**WHAT IS EXPECTED:** Print exactly the lines from the first one down to the line containing "const semB = [2.2, 2.7];", both ends included, with no pictures and nothing else.

------ DATA SEGMENT

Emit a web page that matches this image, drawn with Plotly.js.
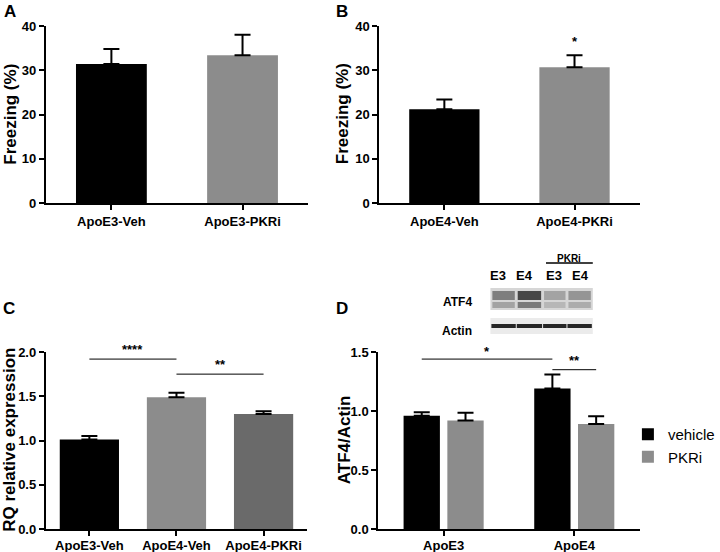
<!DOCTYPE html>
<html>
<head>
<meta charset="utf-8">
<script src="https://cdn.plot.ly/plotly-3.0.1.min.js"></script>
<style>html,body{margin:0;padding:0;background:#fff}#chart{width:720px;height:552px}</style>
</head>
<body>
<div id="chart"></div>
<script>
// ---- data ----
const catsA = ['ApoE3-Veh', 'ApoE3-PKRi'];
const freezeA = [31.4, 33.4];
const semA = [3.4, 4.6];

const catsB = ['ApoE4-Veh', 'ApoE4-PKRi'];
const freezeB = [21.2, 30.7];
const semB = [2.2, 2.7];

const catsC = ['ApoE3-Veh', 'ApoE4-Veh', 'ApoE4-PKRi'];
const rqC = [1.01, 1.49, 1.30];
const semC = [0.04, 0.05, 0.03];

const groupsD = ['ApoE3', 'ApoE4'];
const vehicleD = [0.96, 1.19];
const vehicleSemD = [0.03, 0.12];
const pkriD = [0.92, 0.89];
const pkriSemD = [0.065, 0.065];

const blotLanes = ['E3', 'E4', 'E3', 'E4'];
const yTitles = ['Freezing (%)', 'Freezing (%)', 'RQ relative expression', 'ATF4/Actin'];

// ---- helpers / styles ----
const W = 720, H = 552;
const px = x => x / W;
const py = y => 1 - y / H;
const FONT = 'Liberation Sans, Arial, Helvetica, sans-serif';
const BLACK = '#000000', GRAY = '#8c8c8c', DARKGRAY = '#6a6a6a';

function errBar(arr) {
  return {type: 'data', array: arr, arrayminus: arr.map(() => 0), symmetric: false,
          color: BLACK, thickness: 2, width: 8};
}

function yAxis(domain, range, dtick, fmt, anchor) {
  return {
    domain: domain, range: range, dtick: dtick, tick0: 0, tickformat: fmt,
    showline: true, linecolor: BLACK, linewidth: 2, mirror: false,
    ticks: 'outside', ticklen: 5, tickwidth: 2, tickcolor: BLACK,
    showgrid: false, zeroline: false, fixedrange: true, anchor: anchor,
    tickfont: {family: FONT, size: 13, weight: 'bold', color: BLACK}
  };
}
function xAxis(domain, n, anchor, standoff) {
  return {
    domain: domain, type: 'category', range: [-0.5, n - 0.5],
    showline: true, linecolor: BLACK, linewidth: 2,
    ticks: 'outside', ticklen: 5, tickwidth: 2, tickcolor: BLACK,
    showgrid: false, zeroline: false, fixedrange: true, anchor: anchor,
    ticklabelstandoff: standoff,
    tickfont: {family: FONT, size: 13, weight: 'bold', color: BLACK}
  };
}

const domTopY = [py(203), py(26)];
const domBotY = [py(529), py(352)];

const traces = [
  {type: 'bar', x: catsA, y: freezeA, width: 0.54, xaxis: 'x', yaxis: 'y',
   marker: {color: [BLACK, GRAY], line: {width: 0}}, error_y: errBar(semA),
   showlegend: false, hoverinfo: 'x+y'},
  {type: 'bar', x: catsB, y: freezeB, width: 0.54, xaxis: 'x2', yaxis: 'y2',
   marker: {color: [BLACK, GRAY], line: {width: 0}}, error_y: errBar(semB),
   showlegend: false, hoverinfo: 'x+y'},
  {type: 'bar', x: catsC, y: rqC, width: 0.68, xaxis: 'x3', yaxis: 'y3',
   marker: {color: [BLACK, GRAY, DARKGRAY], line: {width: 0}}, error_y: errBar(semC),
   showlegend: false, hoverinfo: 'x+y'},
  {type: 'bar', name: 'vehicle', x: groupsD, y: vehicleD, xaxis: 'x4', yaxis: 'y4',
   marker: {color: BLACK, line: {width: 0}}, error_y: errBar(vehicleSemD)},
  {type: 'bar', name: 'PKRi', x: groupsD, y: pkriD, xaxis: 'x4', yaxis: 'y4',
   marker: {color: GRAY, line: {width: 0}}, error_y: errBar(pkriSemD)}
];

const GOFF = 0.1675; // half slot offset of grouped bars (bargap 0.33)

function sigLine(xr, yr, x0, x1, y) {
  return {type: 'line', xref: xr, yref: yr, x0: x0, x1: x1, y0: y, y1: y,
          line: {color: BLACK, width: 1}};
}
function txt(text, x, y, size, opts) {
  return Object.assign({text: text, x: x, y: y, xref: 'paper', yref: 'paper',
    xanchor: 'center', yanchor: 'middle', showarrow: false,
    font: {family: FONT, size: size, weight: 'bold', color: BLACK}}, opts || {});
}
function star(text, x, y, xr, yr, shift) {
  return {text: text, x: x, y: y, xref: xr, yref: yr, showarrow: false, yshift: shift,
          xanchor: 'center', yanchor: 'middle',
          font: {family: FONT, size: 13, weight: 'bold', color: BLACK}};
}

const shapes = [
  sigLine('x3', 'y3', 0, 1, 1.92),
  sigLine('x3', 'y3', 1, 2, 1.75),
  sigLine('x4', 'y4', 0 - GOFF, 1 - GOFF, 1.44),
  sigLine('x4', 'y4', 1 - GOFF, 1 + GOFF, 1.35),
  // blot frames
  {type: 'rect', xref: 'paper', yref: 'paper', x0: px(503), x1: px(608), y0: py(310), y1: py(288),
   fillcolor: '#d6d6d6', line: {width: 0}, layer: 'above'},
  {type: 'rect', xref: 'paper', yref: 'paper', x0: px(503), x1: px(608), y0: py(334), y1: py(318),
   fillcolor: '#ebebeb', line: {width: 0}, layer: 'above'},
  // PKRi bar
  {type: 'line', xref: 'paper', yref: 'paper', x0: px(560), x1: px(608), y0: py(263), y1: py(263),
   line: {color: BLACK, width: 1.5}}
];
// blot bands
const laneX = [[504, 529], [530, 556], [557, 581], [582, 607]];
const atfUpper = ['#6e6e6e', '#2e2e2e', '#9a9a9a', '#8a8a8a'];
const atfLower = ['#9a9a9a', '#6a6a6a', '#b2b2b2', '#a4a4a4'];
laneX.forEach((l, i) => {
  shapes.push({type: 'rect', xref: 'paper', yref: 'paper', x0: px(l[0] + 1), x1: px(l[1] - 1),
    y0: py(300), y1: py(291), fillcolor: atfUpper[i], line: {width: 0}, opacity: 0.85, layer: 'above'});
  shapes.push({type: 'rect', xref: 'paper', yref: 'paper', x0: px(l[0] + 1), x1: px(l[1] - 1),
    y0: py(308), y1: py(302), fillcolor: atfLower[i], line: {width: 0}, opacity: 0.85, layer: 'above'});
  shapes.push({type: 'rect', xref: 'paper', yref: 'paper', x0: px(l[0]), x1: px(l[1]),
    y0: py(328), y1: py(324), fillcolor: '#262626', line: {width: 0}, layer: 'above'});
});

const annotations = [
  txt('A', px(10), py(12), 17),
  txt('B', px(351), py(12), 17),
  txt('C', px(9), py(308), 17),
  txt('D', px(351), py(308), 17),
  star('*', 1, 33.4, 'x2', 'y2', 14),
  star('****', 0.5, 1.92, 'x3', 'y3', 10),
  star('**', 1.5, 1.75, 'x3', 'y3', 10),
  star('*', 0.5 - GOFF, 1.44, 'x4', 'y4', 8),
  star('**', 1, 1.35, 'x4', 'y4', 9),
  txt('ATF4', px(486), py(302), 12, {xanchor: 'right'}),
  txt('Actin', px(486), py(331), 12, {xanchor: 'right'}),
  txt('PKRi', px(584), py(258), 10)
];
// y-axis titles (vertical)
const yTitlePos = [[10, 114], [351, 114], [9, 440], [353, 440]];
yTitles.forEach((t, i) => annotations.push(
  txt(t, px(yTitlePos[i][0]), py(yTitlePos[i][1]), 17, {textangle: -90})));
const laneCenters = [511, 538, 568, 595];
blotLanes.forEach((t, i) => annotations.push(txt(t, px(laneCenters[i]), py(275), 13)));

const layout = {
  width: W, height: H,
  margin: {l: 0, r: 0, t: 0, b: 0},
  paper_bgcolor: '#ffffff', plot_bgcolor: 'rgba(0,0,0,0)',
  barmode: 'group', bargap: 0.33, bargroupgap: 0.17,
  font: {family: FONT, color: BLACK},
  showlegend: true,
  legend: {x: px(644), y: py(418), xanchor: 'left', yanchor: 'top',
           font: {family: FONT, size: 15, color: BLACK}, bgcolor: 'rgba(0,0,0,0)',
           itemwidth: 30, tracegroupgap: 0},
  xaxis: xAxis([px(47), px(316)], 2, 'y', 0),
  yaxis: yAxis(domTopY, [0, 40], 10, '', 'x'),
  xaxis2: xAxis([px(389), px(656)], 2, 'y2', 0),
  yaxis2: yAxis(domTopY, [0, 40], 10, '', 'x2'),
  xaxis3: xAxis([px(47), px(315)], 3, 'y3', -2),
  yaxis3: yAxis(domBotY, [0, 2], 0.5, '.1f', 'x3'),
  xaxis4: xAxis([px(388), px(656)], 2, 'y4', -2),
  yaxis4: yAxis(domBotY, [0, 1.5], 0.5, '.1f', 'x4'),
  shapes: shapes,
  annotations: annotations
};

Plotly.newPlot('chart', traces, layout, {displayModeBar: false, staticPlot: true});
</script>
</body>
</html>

------------

**RESULT OF THE TASK:**
Emit a web page that matches this image, drawn with Plotly.js.
<!DOCTYPE html>
<html>
<head>
<meta charset="utf-8">
<script src="https://cdn.plot.ly/plotly-3.0.1.min.js"></script>
<style>html,body{margin:0;padding:0;background:#fff}#chart{width:720px;height:552px}</style>
</head>
<body>
<div id="chart"></div>
<script>
// ---- data ----
const catsA = ['ApoE3-Veh', 'ApoE3-PKRi'];
const freezeA = [31.4, 33.4];
const semA = [3.4, 4.6];

const catsB = ['ApoE4-Veh', 'ApoE4-PKRi'];
const freezeB = [21.2, 30.7];
const semB = [2.2, 2.7];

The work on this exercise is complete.